Porém, o que muitas vezes encontramos – mesmo nas democracias – é um enfoque desproporcional dos políticos, dos media e dos opinion makers em questões para as quais, na verdade, ninguém tem a solução perfeita e todos querem marcar pontos diariamente. A crítica permanente “ao sistema” (seja aos políticos, seja ao sistema financeiro, por exemplo) em que vivemos tornou-se uma forma de estar. Se tem o aspeto potencialmente positivo de manter vigilância sobre os decisores, também tem o aspeto potencialmente negativo de afastar os mais novos de um sistema em que não querem participar, a que atribuem uma conotação negativa.

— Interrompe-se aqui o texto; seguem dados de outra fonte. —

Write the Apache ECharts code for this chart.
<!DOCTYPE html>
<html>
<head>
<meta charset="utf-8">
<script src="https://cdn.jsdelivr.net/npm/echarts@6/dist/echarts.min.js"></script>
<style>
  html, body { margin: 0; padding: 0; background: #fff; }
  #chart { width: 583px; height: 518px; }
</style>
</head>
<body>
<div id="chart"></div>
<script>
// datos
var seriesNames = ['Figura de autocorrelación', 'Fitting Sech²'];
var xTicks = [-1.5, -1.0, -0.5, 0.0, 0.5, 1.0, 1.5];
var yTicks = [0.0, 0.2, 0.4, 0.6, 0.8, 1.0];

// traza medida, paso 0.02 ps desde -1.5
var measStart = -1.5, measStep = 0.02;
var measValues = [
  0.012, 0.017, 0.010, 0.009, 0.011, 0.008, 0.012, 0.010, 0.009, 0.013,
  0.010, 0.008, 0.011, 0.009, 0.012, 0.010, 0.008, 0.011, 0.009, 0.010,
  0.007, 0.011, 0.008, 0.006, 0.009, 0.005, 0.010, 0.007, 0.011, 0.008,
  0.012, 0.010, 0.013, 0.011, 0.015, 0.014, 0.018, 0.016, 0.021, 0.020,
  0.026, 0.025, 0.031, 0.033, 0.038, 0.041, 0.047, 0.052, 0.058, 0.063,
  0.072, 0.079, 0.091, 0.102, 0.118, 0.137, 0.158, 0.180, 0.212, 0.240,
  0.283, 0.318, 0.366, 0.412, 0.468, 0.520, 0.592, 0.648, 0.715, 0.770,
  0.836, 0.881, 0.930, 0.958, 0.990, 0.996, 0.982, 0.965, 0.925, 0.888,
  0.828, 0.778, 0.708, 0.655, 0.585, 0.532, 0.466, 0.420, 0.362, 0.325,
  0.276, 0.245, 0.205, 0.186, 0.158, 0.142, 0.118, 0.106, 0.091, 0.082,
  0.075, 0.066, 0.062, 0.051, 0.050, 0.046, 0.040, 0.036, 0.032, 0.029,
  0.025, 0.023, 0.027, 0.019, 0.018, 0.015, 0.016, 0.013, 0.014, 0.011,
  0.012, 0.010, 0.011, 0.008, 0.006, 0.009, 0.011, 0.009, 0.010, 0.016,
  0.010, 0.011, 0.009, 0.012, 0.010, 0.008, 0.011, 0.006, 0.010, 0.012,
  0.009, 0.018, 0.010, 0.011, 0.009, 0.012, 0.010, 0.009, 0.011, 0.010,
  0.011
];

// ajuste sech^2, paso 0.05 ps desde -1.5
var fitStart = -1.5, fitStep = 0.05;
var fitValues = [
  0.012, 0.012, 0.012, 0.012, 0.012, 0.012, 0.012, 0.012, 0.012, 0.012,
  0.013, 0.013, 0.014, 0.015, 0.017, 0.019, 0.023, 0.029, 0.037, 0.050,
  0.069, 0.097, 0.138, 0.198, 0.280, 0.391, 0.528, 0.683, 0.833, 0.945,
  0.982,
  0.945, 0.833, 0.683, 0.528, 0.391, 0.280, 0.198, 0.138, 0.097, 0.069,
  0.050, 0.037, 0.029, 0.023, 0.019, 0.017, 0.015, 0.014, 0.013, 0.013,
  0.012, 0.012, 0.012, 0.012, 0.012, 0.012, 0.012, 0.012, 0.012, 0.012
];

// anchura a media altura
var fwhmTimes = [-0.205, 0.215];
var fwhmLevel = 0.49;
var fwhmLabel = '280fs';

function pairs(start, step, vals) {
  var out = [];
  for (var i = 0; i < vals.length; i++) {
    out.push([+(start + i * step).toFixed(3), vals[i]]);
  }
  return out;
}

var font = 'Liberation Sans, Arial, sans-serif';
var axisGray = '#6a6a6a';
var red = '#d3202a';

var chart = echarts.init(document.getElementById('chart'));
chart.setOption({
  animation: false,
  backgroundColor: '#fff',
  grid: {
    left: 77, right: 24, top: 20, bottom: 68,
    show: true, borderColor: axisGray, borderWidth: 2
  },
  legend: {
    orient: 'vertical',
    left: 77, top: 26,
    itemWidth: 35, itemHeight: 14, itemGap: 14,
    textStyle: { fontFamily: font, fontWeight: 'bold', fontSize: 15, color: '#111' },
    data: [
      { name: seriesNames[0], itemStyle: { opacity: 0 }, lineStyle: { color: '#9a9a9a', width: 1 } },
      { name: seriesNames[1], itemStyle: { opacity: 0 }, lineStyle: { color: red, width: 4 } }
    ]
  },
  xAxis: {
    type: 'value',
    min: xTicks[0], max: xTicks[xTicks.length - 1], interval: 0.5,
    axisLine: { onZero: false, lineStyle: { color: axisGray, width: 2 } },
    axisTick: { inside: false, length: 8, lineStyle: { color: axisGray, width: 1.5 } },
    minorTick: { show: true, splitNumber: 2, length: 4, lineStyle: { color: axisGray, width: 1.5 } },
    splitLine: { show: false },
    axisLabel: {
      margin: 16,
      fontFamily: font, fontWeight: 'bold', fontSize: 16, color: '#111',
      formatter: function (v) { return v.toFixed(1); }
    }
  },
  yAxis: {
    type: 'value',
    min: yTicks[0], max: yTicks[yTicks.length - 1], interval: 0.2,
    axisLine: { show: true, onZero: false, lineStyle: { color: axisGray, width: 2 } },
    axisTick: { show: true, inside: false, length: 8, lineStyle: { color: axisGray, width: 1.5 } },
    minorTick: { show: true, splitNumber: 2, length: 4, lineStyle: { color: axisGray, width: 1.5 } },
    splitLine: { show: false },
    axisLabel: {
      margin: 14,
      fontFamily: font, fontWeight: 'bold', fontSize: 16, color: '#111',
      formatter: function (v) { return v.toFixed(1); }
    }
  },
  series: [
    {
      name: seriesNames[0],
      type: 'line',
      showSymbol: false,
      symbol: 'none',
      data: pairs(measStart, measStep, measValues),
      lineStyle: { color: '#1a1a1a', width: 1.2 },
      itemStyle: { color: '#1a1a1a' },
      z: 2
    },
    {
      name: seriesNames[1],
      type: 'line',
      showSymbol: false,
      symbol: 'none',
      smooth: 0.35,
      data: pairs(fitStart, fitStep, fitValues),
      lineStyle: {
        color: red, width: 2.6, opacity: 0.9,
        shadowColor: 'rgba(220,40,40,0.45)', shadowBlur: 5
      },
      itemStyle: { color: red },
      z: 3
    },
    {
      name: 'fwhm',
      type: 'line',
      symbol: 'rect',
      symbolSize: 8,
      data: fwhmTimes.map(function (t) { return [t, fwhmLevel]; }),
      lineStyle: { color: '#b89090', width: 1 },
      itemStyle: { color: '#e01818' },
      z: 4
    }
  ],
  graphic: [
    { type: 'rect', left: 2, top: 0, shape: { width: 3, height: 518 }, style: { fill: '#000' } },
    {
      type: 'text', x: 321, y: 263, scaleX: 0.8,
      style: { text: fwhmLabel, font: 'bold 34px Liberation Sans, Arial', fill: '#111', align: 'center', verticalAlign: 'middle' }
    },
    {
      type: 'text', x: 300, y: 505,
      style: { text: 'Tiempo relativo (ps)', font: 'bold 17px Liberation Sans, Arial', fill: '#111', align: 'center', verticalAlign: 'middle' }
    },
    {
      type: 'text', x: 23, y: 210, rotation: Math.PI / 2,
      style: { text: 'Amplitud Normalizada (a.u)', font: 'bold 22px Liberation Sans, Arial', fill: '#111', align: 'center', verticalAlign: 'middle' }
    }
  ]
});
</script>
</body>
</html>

Ou seja, tem de haver verdade. E alguns consensos essenciais quanto a isso.

Uma democracia eficaz, que mobilize as diferentes gerações, tem de ter um elemento aspiracional. Tem de ser uma dreamocracy, em que, apesar das divergências de opinião quanto a algumas escolhas, existem fortes elementos de convergência na defesa de um bem maior, um desígnio comum, que mantém a chama viva e o interesse naquilo que poderemos fazer no futuro. Esse elemento de “sonho/ambição” tem de fazer parte da vida coletiva, mesmo quando estamos despertos.

3. Kamala Harris: não posso deixar de referir o discurso de Kamala Harris na noite de sábado. É triste, para mim, ouvir tantos comentadores experientes manifestarem surpresa com a qualidade da presença e da intervenção da vice-presidente eleita. Como se uma mulher como Kamala Harris pudesse ter chegado onde chegou se não fosse absolutamente excecional. Para além das palavras, saúdo em especial a homenagem que prestou às sufragistas, ao vestir-se integralmente de branco. Exatamente 100 anos depois da 19.ª Emenda da Constituição, que reconheceu o direito de voto às mulheres nos Estados Unidos. Que não seja a última!

P.S. - Cabe aqui um agradecimento à Prof. Ana Moutinho, a quem “roubei” o título desta crónica. Promoveu uma semana inesquecível de grande debate e eleições entre os estudantes, sendo que agora três deles (presidente e dois VP desta dreamocracy) são conselheiros da presidência do ISEG. É assim que se faz: formam-se excelentes economistas e gestores, que se formam também enquanto bons cidadãos: informados, despertos, líderes da mudança. Nota: a dreamocracy deste artigo não deve ser confundida com um documentário que existe com a mesma designação nem com um think tank com igual designação.